La campagne #IBelong [JEXISTE en français] du HCR qui vise à l’éradication de l'apatridie d'ici 2024 a également progressé. Il s'agit notamment d'avancées dans les adhésions nationales aux deux conventions sur l'apatridie et d'efforts visant à garantir l'enregistrement des naissances dans les hôpitaux et les communautés locales. « Mais malgré ces avancées dans de nombreux pays, il reste beaucoup à faire, d'autant plus que certains ont suspendu l'enregistrement des actes d'état civil et des naissances pendant la pandémie, occasionnant des retards et augmentant le risque d'apatridie, plutôt que de le réduire », a-t-elle souligné.
Gillian Triggs a également évoqué les gains découlant du Pacte mondial sur les réfugiés et du Forum mondial sur les réfugiés qui a suivi en décembre 2019, où plus de 1400 engagements ont abouti à des politiques et des investissements de sources publiques et privées, qui ont « une valeur durable en offrant des voies pratiques vers des solutions. »

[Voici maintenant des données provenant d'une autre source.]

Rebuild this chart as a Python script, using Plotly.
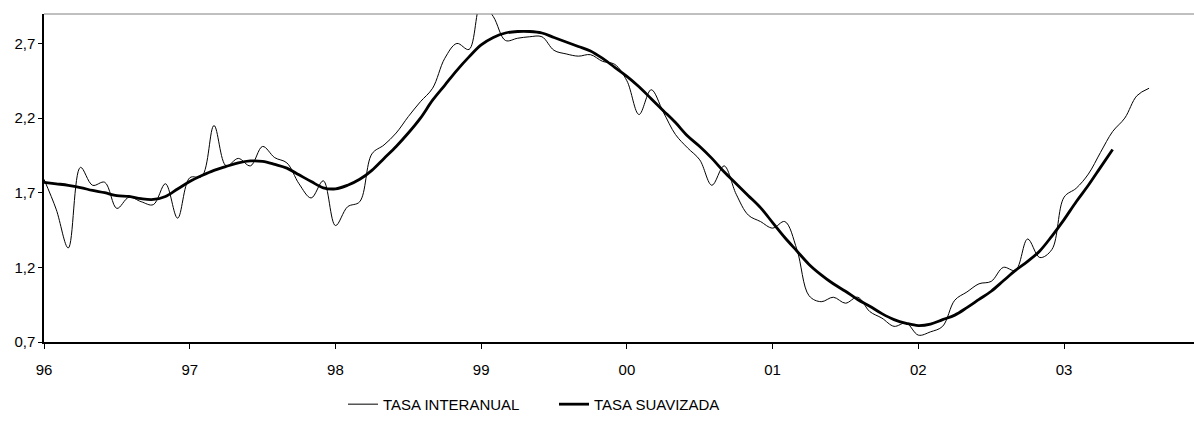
import plotly.graph_objects as go

# Monthly series, January 1996 onwards
tasa_interanual = [
    1.79, 1.59, 1.33, 1.87, 1.75, 1.77, 1.595, 1.67, 1.64, 1.62, 1.76, 1.53,
    1.80, 1.81, 2.15, 1.88, 1.93, 1.88, 2.01, 1.935, 1.90, 1.76, 1.665, 1.78,
    1.48, 1.606, 1.64, 1.96, 2.02, 2.10, 2.21, 2.31, 2.40, 2.60, 2.70, 2.66,
    2.97, 2.88, 2.72, 2.735, 2.745, 2.745, 2.654, 2.63, 2.615, 2.625, 2.58, 2.56,
    2.45, 2.224, 2.39, 2.24, 2.09, 2.00, 1.92, 1.75, 1.88, 1.69, 1.55, 1.507,
    1.463, 1.507, 1.32, 1.01, 0.97, 1.00, 0.96, 1.00, 0.904, 0.86, 0.805, 0.827,
    0.746, 0.768, 0.805, 0.98, 1.035, 1.09, 1.106, 1.20, 1.18, 1.39, 1.266, 1.32,
    1.67, 1.73, 1.825, 1.97, 2.11, 2.20, 2.35, 2.40,
]

tasa_suavizada = [
    1.77, 1.76, 1.75, 1.735, 1.715, 1.70, 1.68, 1.675, 1.66, 1.655, 1.675, 1.725,
    1.775, 1.815, 1.85, 1.876, 1.90, 1.913, 1.91, 1.89, 1.865, 1.82, 1.775, 1.733,
    1.726, 1.75, 1.79, 1.85, 1.93, 2.01, 2.10, 2.20, 2.32, 2.42, 2.52, 2.61,
    2.69, 2.74, 2.77, 2.78, 2.78, 2.77, 2.74, 2.71, 2.68, 2.65, 2.60, 2.54,
    2.48, 2.41, 2.33, 2.25, 2.17, 2.08, 2.01, 1.93, 1.84, 1.76, 1.68, 1.60,
    1.50, 1.40, 1.31, 1.22, 1.15, 1.09, 1.04, 0.985, 0.94, 0.89, 0.85, 0.825,
    0.81, 0.82, 0.85, 0.88, 0.93, 0.985, 1.04, 1.11, 1.18, 1.24, 1.31, 1.41,
    1.52, 1.64, 1.75, 1.87, 1.99,
]

year_labels = ["96", "97", "98", "99", "00", "01", "02", "03"]
y_ticks = [0.7, 1.2, 1.7, 2.2, 2.7]

months_a = list(range(len(tasa_interanual)))
months_b = list(range(len(tasa_suavizada)))

FONT = "Liberation Sans, Arial, sans-serif"

fig = go.Figure()
fig.add_trace(go.Scatter(
    x=months_a, y=tasa_interanual, mode="lines", name="TASA INTERANUAL",
    line=dict(color="black", width=1, shape="spline", smoothing=1.0),
))
fig.add_trace(go.Scatter(
    x=months_b, y=tasa_suavizada, mode="lines", name="TASA SUAVIZADA",
    line=dict(color="black", width=2.8, shape="spline", smoothing=1.0),
))

fig.update_layout(
    width=1194, height=421,
    margin=dict(l=44, r=0, t=14, b=73),
    paper_bgcolor="white", plot_bgcolor="white",
    separators=",.",
    font=dict(family=FONT, size=15, color="black"),
    showlegend=True,
    legend=dict(
        orientation="h", x=(343 - 44) / 1150, xanchor="left", y=-0.14, yanchor="top",
        font=dict(family=FONT, size=15, color="black"),
        bgcolor="rgba(0,0,0,0)", entrywidth=166, entrywidthmode="pixels",
        tracegroupgap=0,
    ),
    xaxis=dict(
        range=[0, 94.7], tickmode="array",
        tickvals=[12 * i for i in range(len(year_labels))], ticktext=year_labels,
        showgrid=False, zeroline=False, showline=True, linecolor="black", linewidth=1.5,
        ticks="outside", ticklen=5, tickcolor="black", tickwidth=1,
        ticklabelstandoff=8,
        tickfont=dict(family=FONT, size=15, color="black"),
    ),
    yaxis=dict(
        range=[0.7, 0.7 + 334 / 152], tickmode="array", tickvals=y_ticks,
        tickformat=".1f",
        showgrid=False, zeroline=False, showline=True, linecolor="black", linewidth=1.5,
        ticks="outside", ticklen=4, tickcolor="black", tickwidth=1,
        tickfont=dict(family=FONT, size=15, color="black"),
    ),
    shapes=[dict(
        type="line", xref="paper", yref="paper", x0=0, x1=1, y0=1, y1=1,
        line=dict(color="#808080", width=1),
    )],
)

fig.write_html("out.html")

« Au cours des deux années qui se sont écoulées depuis le Forum mondial sur les réfugiés, de réels progrès ont été réalisés », a-t-elle déclaré. « Il ne fait aucun doute que nous devons redoubler d'efforts pour donner un sens pratique au principe de partage équitable des responsabilités qui est au cœur du Pacte mondial sur les réfugiés. Il s'agit de l'une des principales priorités de l'Agence des Nations Unies pour les réfugiés, qui incarne le principe international de solidarité », conclut-elle.